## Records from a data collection

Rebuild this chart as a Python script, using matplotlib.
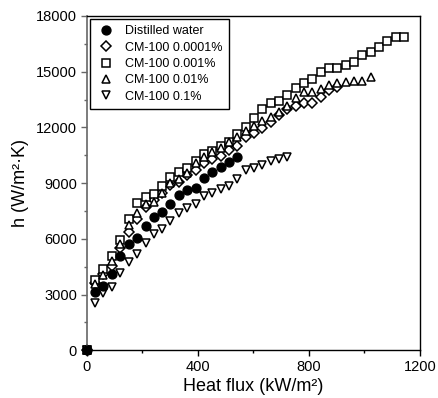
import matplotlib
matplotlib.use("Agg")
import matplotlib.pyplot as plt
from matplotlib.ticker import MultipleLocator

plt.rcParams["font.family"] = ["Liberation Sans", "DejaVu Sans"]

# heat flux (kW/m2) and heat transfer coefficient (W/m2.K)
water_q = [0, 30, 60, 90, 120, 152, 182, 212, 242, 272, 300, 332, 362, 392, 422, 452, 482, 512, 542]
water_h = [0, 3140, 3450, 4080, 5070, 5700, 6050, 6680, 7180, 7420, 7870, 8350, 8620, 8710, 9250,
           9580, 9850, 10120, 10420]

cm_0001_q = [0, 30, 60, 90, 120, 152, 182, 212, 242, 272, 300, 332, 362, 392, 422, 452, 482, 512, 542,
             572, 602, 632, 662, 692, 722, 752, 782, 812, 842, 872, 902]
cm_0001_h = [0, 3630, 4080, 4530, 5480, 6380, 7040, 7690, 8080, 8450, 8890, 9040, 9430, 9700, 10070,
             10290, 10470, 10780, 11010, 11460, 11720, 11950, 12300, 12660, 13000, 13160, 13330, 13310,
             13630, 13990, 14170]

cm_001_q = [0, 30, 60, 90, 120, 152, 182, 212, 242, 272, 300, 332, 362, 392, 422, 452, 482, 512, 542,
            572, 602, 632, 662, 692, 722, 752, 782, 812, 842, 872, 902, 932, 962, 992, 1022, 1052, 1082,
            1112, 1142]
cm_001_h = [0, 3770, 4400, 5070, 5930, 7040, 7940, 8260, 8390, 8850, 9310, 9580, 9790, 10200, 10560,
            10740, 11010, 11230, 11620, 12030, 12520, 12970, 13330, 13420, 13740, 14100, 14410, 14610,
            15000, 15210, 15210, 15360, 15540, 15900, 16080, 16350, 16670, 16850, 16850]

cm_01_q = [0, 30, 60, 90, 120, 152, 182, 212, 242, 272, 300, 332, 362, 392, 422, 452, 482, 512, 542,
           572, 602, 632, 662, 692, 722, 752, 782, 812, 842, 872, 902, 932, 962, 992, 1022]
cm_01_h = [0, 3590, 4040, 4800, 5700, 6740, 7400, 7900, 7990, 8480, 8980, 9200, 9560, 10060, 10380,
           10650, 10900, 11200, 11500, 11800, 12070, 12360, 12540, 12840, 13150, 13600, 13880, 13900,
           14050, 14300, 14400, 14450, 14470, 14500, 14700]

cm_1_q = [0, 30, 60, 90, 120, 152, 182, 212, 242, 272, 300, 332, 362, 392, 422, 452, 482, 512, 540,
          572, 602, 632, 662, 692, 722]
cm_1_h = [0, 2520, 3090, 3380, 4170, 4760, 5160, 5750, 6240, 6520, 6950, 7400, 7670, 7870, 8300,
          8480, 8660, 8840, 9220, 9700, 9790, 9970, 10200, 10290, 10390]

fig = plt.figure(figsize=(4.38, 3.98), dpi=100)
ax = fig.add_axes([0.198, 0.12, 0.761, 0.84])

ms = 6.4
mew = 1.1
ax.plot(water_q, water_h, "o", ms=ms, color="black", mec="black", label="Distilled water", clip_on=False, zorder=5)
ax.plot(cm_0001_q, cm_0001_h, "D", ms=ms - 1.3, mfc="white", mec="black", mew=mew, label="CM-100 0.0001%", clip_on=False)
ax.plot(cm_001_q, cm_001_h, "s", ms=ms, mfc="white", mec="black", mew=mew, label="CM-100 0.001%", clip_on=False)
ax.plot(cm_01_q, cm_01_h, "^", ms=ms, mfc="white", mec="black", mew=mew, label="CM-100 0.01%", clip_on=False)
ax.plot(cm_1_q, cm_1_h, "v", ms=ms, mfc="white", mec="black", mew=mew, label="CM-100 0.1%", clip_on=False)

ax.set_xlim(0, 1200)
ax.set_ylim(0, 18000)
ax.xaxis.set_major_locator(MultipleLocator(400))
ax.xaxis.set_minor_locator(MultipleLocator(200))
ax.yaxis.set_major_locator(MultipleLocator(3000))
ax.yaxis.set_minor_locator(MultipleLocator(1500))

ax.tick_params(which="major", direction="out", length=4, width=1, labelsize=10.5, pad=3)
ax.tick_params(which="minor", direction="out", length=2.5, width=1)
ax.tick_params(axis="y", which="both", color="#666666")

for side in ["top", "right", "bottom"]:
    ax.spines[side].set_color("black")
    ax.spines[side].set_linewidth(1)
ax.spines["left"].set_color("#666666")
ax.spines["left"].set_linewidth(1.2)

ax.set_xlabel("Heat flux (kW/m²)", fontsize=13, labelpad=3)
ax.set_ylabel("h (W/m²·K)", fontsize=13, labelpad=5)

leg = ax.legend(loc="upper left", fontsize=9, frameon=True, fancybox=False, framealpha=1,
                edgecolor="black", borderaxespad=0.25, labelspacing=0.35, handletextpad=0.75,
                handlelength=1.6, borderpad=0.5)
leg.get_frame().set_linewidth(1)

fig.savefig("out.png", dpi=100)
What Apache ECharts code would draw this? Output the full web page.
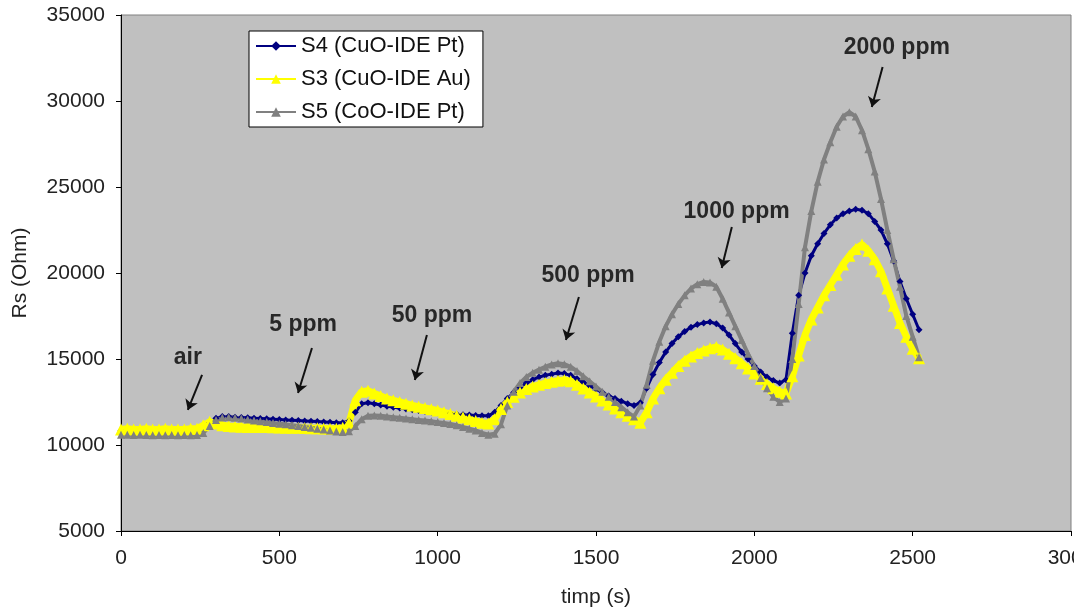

## What needs to be done
Except for the pictures, print the data above exactly.

## Answer for the task
Rebuild this chart as a Python script, using matplotlib.
import matplotlib
matplotlib.use("Agg")
import matplotlib.pyplot as plt
from matplotlib.ticker import MultipleLocator

plt.rcParams["font.family"] = ["Liberation Sans", "DejaVu Sans"]

# heat flux (kW/m2) and heat transfer coefficient (W/m2.K)
water_q = [0, 30, 60, 90, 120, 152, 182, 212, 242, 272, 300, 332, 362, 392, 422, 452, 482, 512, 542]
water_h = [0, 3140, 3450, 4080, 5070, 5700, 6050, 6680, 7180, 7420, 7870, 8350, 8620, 8710, 9250,
           9580, 9850, 10120, 10420]

cm_0001_q = [0, 30, 60, 90, 120, 152, 182, 212, 242, 272, 300, 332, 362, 392, 422, 452, 482, 512, 542,
             572, 602, 632, 662, 692, 722, 752, 782, 812, 842, 872, 902]
cm_0001_h = [0, 3630, 4080, 4530, 5480, 6380, 7040, 7690, 8080, 8450, 8890, 9040, 9430, 9700, 10070,
             10290, 10470, 10780, 11010, 11460, 11720, 11950, 12300, 12660, 13000, 13160, 13330, 13310,
             13630, 13990, 14170]

cm_001_q = [0, 30, 60, 90, 120, 152, 182, 212, 242, 272, 300, 332, 362, 392, 422, 452, 482, 512, 542,
            572, 602, 632, 662, 692, 722, 752, 782, 812, 842, 872, 902, 932, 962, 992, 1022, 1052, 1082,
            1112, 1142]
cm_001_h = [0, 3770, 4400, 5070, 5930, 7040, 7940, 8260, 8390, 8850, 9310, 9580, 9790, 10200, 10560,
            10740, 11010, 11230, 11620, 12030, 12520, 12970, 13330, 13420, 13740, 14100, 14410, 14610,
            15000, 15210, 15210, 15360, 15540, 15900, 16080, 16350, 16670, 16850, 16850]

cm_01_q = [0, 30, 60, 90, 120, 152, 182, 212, 242, 272, 300, 332, 362, 392, 422, 452, 482, 512, 542,
           572, 602, 632, 662, 692, 722, 752, 782, 812, 842, 872, 902, 932, 962, 992, 1022]
cm_01_h = [0, 3590, 4040, 4800, 5700, 6740, 7400, 7900, 7990, 8480, 8980, 9200, 9560, 10060, 10380,
           10650, 10900, 11200, 11500, 11800, 12070, 12360, 12540, 12840, 13150, 13600, 13880, 13900,
           14050, 14300, 14400, 14450, 14470, 14500, 14700]

cm_1_q = [0, 30, 60, 90, 120, 152, 182, 212, 242, 272, 300, 332, 362, 392, 422, 452, 482, 512, 540,
          572, 602, 632, 662, 692, 722]
cm_1_h = [0, 2520, 3090, 3380, 4170, 4760, 5160, 5750, 6240, 6520, 6950, 7400, 7670, 7870, 8300,
          8480, 8660, 8840, 9220, 9700, 9790, 9970, 10200, 10290, 10390]

fig = plt.figure(figsize=(4.38, 3.98), dpi=100)
ax = fig.add_axes([0.198, 0.12, 0.761, 0.84])

ms = 6.4
mew = 1.1
ax.plot(water_q, water_h, "o", ms=ms, color="black", mec="black", label="Distilled water", clip_on=False, zorder=5)
ax.plot(cm_0001_q, cm_0001_h, "D", ms=ms - 1.3, mfc="white", mec="black", mew=mew, label="CM-100 0.0001%", clip_on=False)
ax.plot(cm_001_q, cm_001_h, "s", ms=ms, mfc="white", mec="black", mew=mew, label="CM-100 0.001%", clip_on=False)
ax.plot(cm_01_q, cm_01_h, "^", ms=ms, mfc="white", mec="black", mew=mew, label="CM-100 0.01%", clip_on=False)
ax.plot(cm_1_q, cm_1_h, "v", ms=ms, mfc="white", mec="black", mew=mew, label="CM-100 0.1%", clip_on=False)

ax.set_xlim(0, 1200)
ax.set_ylim(0, 18000)
ax.xaxis.set_major_locator(MultipleLocator(400))
ax.xaxis.set_minor_locator(MultipleLocator(200))
ax.yaxis.set_major_locator(MultipleLocator(3000))
ax.yaxis.set_minor_locator(MultipleLocator(1500))

ax.tick_params(which="major", direction="out", length=4, width=1, labelsize=10.5, pad=3)
ax.tick_params(which="minor", direction="out", length=2.5, width=1)
ax.tick_params(axis="y", which="both", color="#666666")

for side in ["top", "right", "bottom"]:
    ax.spines[side].set_color("black")
    ax.spines[side].set_linewidth(1)
ax.spines["left"].set_color("#666666")
ax.spines["left"].set_linewidth(1.2)

ax.set_xlabel("Heat flux (kW/m²)", fontsize=13, labelpad=3)
ax.set_ylabel("h (W/m²·K)", fontsize=13, labelpad=5)

leg = ax.legend(loc="upper left", fontsize=9, frameon=True, fancybox=False, framealpha=1,
                edgecolor="black", borderaxespad=0.25, labelspacing=0.35, handletextpad=0.75,
                handlelength=1.6, borderpad=0.5)
leg.get_frame().set_linewidth(1)

fig.savefig("out.png", dpi=100)
What Apache ECharts code would draw this? Output the full web page.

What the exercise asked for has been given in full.